Improved resistance to UV radiation resistance of Arabidopsis thaliana by expressing genes isolated from hyperhalophilic microorganisms
Sara Gómez De Frutos  1, *@  , Carolina González De Figueras  1@  , María Lamprecht-Grandío  1@  , José Eduardo González-Pastor  1@  
1 : Centro de Astrobiología
* : Corresponding author

Ultraviolet (UV) radiation is an important natural component of solar radiation that influence on organism functions and ecosystem interactions. However, the flux of UV radiation is substantially higher and different in extraterrestrial environments compared from those experienced on Earth. Terrestrial organisms such as plants have not the skills to deal with that levels of UV radiation thus, to survive outside the biosphere, they must be protected by exterior shielding or increasing its inherent resistance.

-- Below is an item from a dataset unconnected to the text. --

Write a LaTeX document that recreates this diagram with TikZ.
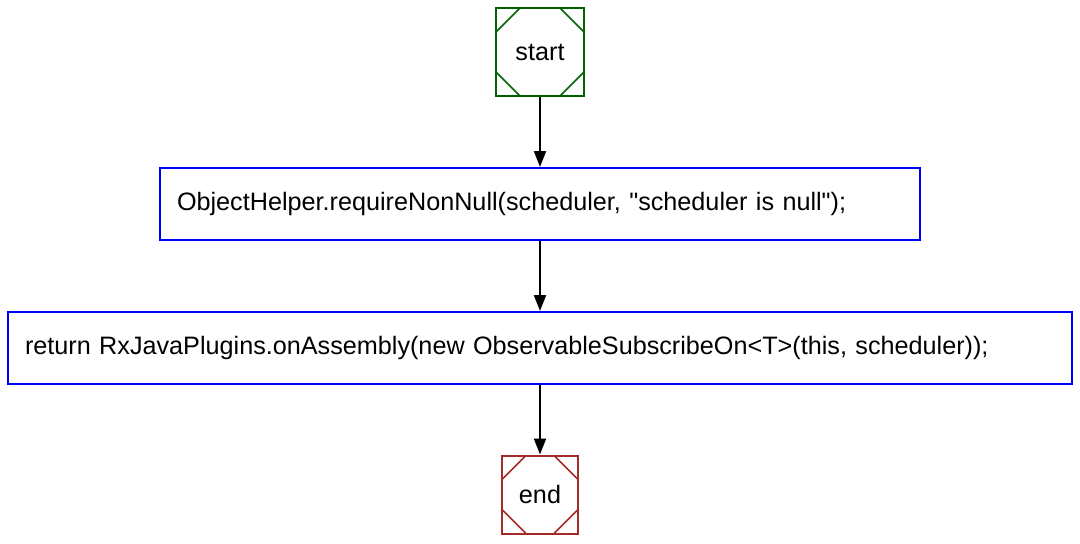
\documentclass[tikz,border=0pt]{standalone}
\usepackage{fontspec}
\setmainfont{Liberation Sans}[Ligatures=TeXOff]
\usetikzlibrary{arrows.meta,positioning}
\definecolor{FlowStart}{RGB}{0,100,0}
\definecolor{FlowEnd}{RGB}{165,42,42}
\definecolor{FlowStmt}{RGB}{0,0,255}
\definecolor{FlowInk}{gray}{0.0}
\tikzset{
    flow/diagram/.style={
        x=1pt, y=-1pt,
        font=\fontsize{25.2}{30}\selectfont,
        text=FlowInk,
        line join=miter
    },
    flow/terminal/.style={
        draw=#1, line width=2pt, inner sep=0pt,
        path picture={
            \draw[#1, line width=1.5pt]
                ([xshift=24pt]path picture bounding box.north west)
                -- ([yshift=-24pt]path picture bounding box.north west)
                ([xshift=-24pt]path picture bounding box.north east)
                -- ([yshift=-24pt]path picture bounding box.north east)
                ([xshift=24pt]path picture bounding box.south west)
                -- ([yshift=24pt]path picture bounding box.south west)
                ([xshift=-24pt]path picture bounding box.south east)
                -- ([yshift=24pt]path picture bounding box.south east);
        }
    },
    flow/statement/.style={
        draw=FlowStmt, line width=2pt, align=left,
        minimum height=72pt, inner xsep=17pt, inner ysep=0pt,
        text width=#1-34pt, minimum width=#1
    },
    flow/edge/.style={
        draw=FlowInk, line width=2pt,
        -{Triangle[length=16pt, width=12pt]}
    }
}
\begin{document}
\begin{tikzpicture}[flow/diagram]
    \useasboundingbox (0,0) rectangle (1080,544);
    \node[flow/terminal=FlowStart, minimum width=88pt, minimum height=88pt]
        (startnode) at (540,52) {\raisebox{-1.5pt}{start}};
    \node[flow/statement=760pt] (checknull) at (540,204)
        {\raisebox{-2pt}{ObjectHelper.requireNonNull(scheduler, "scheduler is null");}};
    \node[flow/statement=1064pt] (assembly) at (540,348)
        {\raisebox{-2pt}{return RxJavaPlugins.onAssembly(new ObservableSubscribeOn<T>(this, scheduler));}};
    \node[flow/terminal=FlowEnd, minimum width=76pt, minimum height=78pt]
        (endnode) at (540,494.5) {\raisebox{-1.5pt}{end}};
    \draw[flow/edge] (startnode) -- (checknull);
    \draw[flow/edge] (checknull) -- (assembly);
    \draw[flow/edge] (assembly) -- (endnode);
\end{tikzpicture}
\end{document}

Therefore, the main goal is to generate plants which are more capable of surviving in space conditions by improving its resistance to UV radiation. In a previous work of our laboratory, five genes involved in resistance to UV radiation were isolated by a functional metagenomics approach of microorganisms from hypersaline environments that are highly exposed to high doses of UV-B radiation: hypersaline lakes of the Andean highlands (4.300 m altitude, Argentina) and Es Trenc salterns (Spain). In addition, all these genes were also resistant to 4-nitroquinoline 1-oxide (4-NQO), a compound that mimics the DNA damage effect produced by UV-B radiation, so it was concluded that they could play a role in the repair of DNA damage. Those genes were introduced in the genomes of different plants: a putative endonuclease (pML84-orf1), a putative ribonuclease III (pML56-orf1), a transcription factor (pML56-orf2), and conserved hypothetical proteins (pML6-orf1 and pML105-orf1). Afterwards, all the genes were cloned in the plasmid pCAMBIA 3500 (from Carlos Alonso, CNB), then the recombinant plasmids were used to transform Agrobacterium tumefaciens, and the plants were infected with these bacteria (floral dipping) to transfer the UV resistant genes to the genome of Arabidopsis thaliana ecotype Columbia-0. Several independent transgenic lines were obtained for each construction, and the third generation of plants expressing the pML84-orf1 and pML6-orf1 were tested for resistance to UV and 4-NQO. Results indicate that both constructions improve their resistance to UV radiation, although only pML84-orf1 exhibited more resistance to 4-NQO. Further analysis are being made for the remaining transgenic plants lines. Plants with enhance UV resistance could be used for Life Support Systems in extraterrestrial environments.